Bartonella Infection Associated With Psychiatric Symptoms and Skin Lesions
Bartonella bacteria causes several diseases in animals and humans.
Bartonella bacteria are increasingly recognized as an emerging infectious disease threat.
A new study by NC State College of Veterinary Medicine (CVM) researchers has found additional instances of Bartonella infection in humans who exhibited neuropsychiatric symptoms, a subset of whom also had skin lesions.
This research adds to the body of evidence that not only can Bartonella infection mimic a spectrum of chronic illnesses – including mental illness – but also that dermatological symptoms may accompany infection.
Bartonella henselae is a bacterium historically associated with cat-scratch disease, which until recently was thought to be a short-lived (or self-limiting) infection. There are at least 30 different known Bartonella species, of which 13 have been found to infect humans.
Improved methods for detecting Bartonella infection in animals and humans – it is notorious for “hiding” in the linings of blood vessels and potentially the skin – has led to the diagnosis of bartonelloses in patients with a host of chronic illnesses.
In 2019, Edward Breitschwerdt, the Melanie S. Steele Distinguished Professor of Internal Medicine at the CVM, published a case study involving an adolescent boy diagnosed with rapid onset schizophrenia, who had accompanying skin lesions.
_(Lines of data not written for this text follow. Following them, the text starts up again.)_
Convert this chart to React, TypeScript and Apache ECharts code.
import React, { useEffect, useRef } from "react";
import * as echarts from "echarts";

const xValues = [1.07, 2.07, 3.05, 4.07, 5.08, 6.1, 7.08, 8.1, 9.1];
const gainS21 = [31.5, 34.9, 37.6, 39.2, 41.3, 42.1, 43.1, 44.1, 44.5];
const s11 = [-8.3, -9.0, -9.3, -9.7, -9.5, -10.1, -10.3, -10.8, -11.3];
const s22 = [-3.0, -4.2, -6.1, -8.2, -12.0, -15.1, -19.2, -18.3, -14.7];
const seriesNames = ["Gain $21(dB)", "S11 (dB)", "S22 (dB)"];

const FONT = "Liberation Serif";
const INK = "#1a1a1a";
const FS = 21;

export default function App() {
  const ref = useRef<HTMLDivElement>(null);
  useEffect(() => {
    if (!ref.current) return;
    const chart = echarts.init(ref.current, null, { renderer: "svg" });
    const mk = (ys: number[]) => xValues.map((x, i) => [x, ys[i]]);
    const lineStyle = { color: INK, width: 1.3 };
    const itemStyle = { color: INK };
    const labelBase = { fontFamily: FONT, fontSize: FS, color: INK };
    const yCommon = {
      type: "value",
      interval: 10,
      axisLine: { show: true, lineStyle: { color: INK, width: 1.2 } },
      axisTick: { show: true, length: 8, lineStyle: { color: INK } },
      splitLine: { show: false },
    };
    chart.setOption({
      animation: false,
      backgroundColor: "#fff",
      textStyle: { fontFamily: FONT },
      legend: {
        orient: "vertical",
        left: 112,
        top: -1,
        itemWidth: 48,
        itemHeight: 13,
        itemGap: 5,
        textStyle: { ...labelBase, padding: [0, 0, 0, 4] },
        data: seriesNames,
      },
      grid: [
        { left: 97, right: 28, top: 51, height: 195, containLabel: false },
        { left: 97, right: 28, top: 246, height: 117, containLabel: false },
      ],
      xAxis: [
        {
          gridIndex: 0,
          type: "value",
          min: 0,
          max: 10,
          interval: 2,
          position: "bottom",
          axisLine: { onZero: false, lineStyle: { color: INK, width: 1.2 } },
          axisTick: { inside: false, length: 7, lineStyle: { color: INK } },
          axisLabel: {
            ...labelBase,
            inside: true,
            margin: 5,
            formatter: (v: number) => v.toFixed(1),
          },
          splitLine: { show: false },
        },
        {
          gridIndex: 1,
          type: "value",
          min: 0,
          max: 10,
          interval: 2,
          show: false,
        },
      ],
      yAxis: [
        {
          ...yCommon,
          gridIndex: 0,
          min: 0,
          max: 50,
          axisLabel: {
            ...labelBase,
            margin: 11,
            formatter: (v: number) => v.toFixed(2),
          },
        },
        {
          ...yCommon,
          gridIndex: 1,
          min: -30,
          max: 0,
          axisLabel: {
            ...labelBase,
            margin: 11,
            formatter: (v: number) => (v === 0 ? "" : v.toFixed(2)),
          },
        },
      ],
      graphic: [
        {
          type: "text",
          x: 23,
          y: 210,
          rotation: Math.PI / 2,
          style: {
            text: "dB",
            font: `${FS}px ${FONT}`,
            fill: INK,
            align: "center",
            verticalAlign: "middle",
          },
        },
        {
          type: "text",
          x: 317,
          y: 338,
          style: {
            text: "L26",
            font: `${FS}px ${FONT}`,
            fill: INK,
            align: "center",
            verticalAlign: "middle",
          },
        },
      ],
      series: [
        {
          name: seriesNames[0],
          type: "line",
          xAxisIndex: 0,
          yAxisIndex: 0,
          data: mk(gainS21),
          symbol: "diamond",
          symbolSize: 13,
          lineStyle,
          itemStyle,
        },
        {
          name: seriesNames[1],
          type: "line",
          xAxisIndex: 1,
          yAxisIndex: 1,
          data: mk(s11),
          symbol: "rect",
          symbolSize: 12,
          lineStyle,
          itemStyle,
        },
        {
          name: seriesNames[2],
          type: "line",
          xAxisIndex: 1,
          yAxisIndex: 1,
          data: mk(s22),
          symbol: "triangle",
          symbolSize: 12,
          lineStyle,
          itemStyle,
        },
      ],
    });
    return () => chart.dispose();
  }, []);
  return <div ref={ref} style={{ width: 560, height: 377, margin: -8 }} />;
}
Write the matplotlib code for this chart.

After Breitschwerdt’s research group documented Bartonella henselae infection, the patient received antimicrobial therapy and all neuropsychiatric symptoms resolved.
Edward Breitschwerdt
The new study is a follow-up to the 2019 work and is published in the journal Pathogens. Thirty-three participants suffering from neuropsychiatric symptoms ranging from sleep disorders and migraines to depression and anxiety enrolled in the study. Twenty-nine of 33 participants were found to have Bartonella infections based upon serology and enrichment blood culture polymerase chain reaction (PCR) testing. Twenty-four of the 29 Bartonella-positive participants (83%) reported the appearance of skin lesions during their illness.
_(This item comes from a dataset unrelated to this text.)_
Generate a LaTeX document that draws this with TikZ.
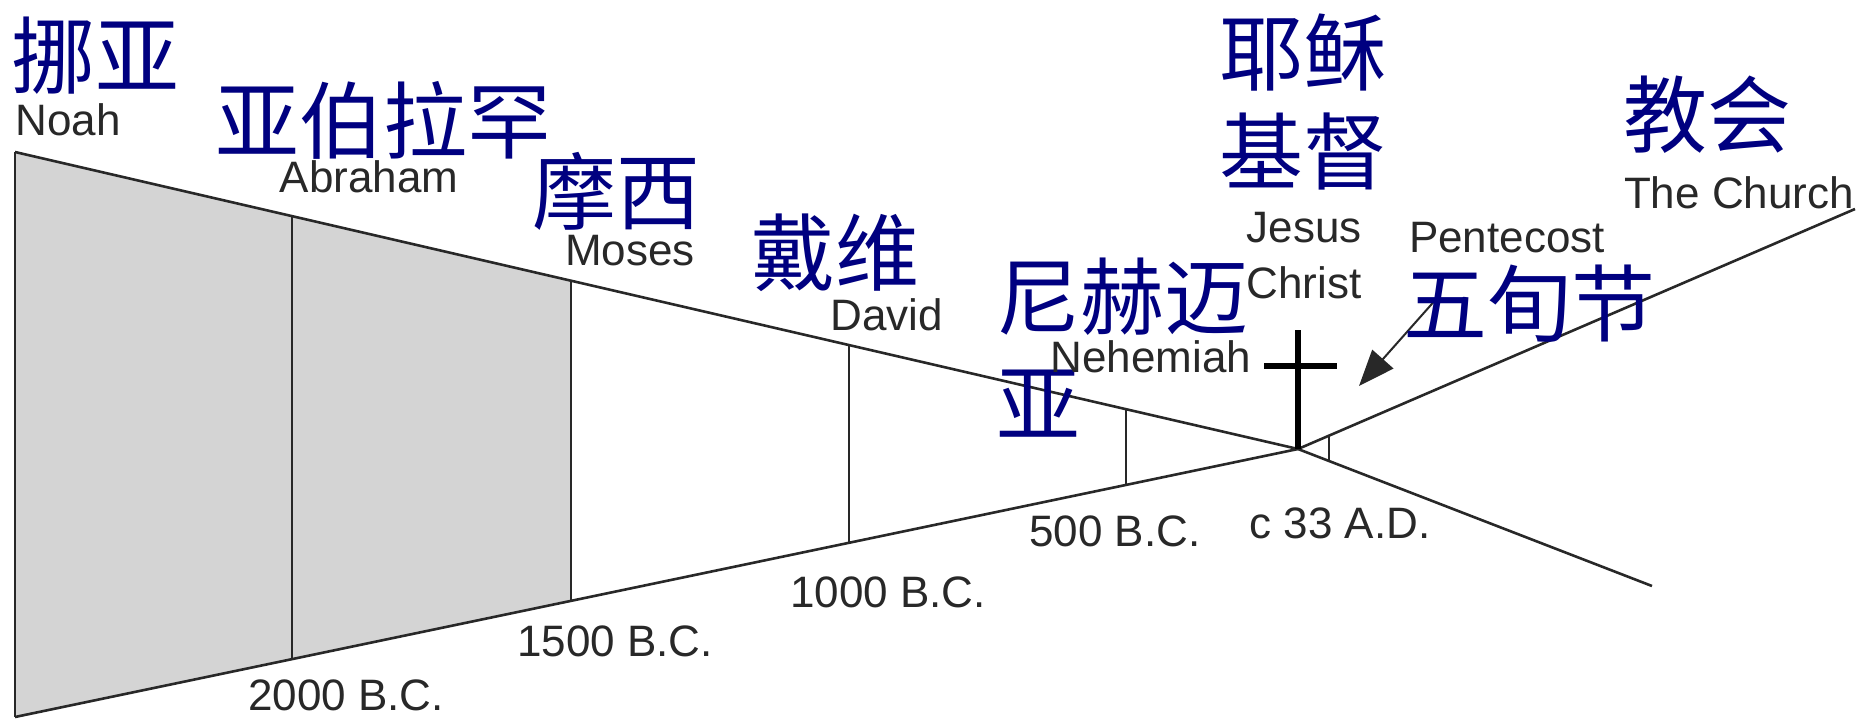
\documentclass[tikz,border=0pt]{standalone}
\usepackage{fontspec}
\setmainfont{Liberation Sans}
\newfontfamily\cjk{Noto Sans CJK SC}
\usetikzlibrary{calc,arrows.meta}
\definecolor{cjkblue}{RGB}{0,0,128}
\definecolor{ink}{RGB}{40,40,40}
\definecolor{shadegray}{RGB}{212,212,212}
\begin{document}
\begin{tikzpicture}[x=0.5pt,y=-0.5pt,
  cn/.style={text=cjkblue,font=\cjk\fontsize{42}{53.5}\selectfont,inner sep=0pt},
  en/.style={text=ink,font=\fontsize{22}{26}\selectfont,inner sep=0pt},
  edge/.style={draw=ink,line width=1.3pt},
  era/.style={draw=ink,line width=0.8pt},
  crossbar/.style={draw=black,line width=2.8pt}]
\useasboundingbox (0,0) rectangle (1864,718);
% main geometry
\coordinate (TL) at (15,152);
\coordinate (BL) at (15,717);
\coordinate (A) at (1298,449);
\coordinate (E) at (1652,586);
\coordinate (C) at (1855,209);
\coordinate (abT) at ($(TL)!{(292-15)/1283}!(A)$);
\coordinate (abB) at ($(BL)!{(292-15)/1283}!(A)$);
\coordinate (moT) at ($(TL)!{(571-15)/1283}!(A)$);
\coordinate (moB) at ($(BL)!{(571-15)/1283}!(A)$);
\coordinate (daT) at ($(TL)!{(849-15)/1283}!(A)$);
\coordinate (daB) at ($(BL)!{(849-15)/1283}!(A)$);
\coordinate (neT) at ($(TL)!{(1126-15)/1283}!(A)$);
\coordinate (neB) at ($(BL)!{(1126-15)/1283}!(A)$);
\coordinate (peT) at ($(A)!{31/557}!(C)$);
\coordinate (peB) at ($(A)!{31/354}!(E)$);
\coordinate (crT) at (1298,330);
\coordinate (crL) at (1264,366);
\coordinate (crR) at (1337,366);
\coordinate (arS) at (1438,297);
\coordinate (arE) at (1359,386);
% shading
\fill[shadegray] (TL) -- (moT) -- (moB) -- (BL) -- cycle;
% lines
\draw[edge] (TL) -- (BL);
\draw[edge] (TL) -- (A) -- (E);
\draw[edge] (BL) -- (A);
\draw[edge] (A) -- (C);
\draw[era] (abT) -- (abB);
\draw[era] (moT) -- (moB);
\draw[era] (daT) -- (daB);
\draw[era] (neT) -- (neB);
\draw[era] (peT) -- (peB);
\draw[crossbar] (crT) -- (A);
\draw[crossbar] (crL) -- (crR);
\draw[draw=ink,line width=1pt,-{Triangle[length=18pt,width=14pt]}] (arS) -- (arE);
% labels
\node[cn] (noahc) at (95,56) {挪亚};
\node[en] (noah) at (68,120) {Noah};
\node[cn] (abrc) at (383,120) {亚伯拉罕};
\node[en] (abr) at (369,177) {Abraham};
\node[cn] (mosc) at (616,191) {摩西};
\node[en] (mos) at (630,251) {Moses};
\node[cn] (davc) at (835,253) {戴维};
\node[en] (dav) at (887,315) {David};
\node[cn,align=left,anchor=north west] (nehc) at (996,258) {尼赫迈\\亚};
\node[en] (neh) at (1151,357) {Nehemiah};
\node[cn] (jesc1) at (1303,53) {耶稣};
\node[cn] (jesc2) at (1303,151) {基督};
\node[en] (jes1) at (1304,228) {Jesus};
\node[en] (jes2) at (1304,283) {Christ};
\node[cn] (chc) at (1707,115) {教会};
\node[en] (ch) at (1739,193) {The Church};
\node[en] (pen) at (1507,238) {Pentecost};
\node[cn] (penc) at (1529,304) {五旬节};
\node[en] (ad) at (1340,523) {c 33 A.D.};
\node[en] (bc5) at (1115,531) {500 B.C.};
\node[en] (bc10) at (888,592) {1000 B.C.};
\node[en] (bc15) at (615,641) {1500 B.C.};
\node[en] (bc20) at (346,695) {2000 B.C.};
\end{tikzpicture}
\end{document}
Skin lesions ranged from cutaneous eruptions to red, irregular linear lesions randomly located on various parts of the patient’s body. Many of these lesions resembled striae distensae (stretch marks); however, typical risk factors for striae distensae, such as body building activities, obesity, pregnancy, prednisone treatment and other known disease associations, were either infrequently or not reported by study participants.
“This research, a follow-up to our initial case report of Pediatric Acute-Onset Neuropsychiatric Syndrome (PANS), was initiated to further investigate a possible association between neuropsychiatric illness, skin lesions and a bacterial infection of emerging biomedical importance,” Breitschwerdt says. “We hope that this research will enable physicians to suspect connections between disparate symptoms involving the nervous system and skin that could be associated with an underlying bacterial cause.”
Breitschwerdt is the first and corresponding author of the research, which was supported by the Bartonella/Vector-Borne Diseases Research Fund at NC State’s CVM. CVM research technician Julie Bradley, postdoctoral researcher Erin Lashnits and research professor Ricardo Maggi, as well as dermatologist Paul Reicherter of the University of Missouri Kansas City Truman Medical Center, contributed to the work.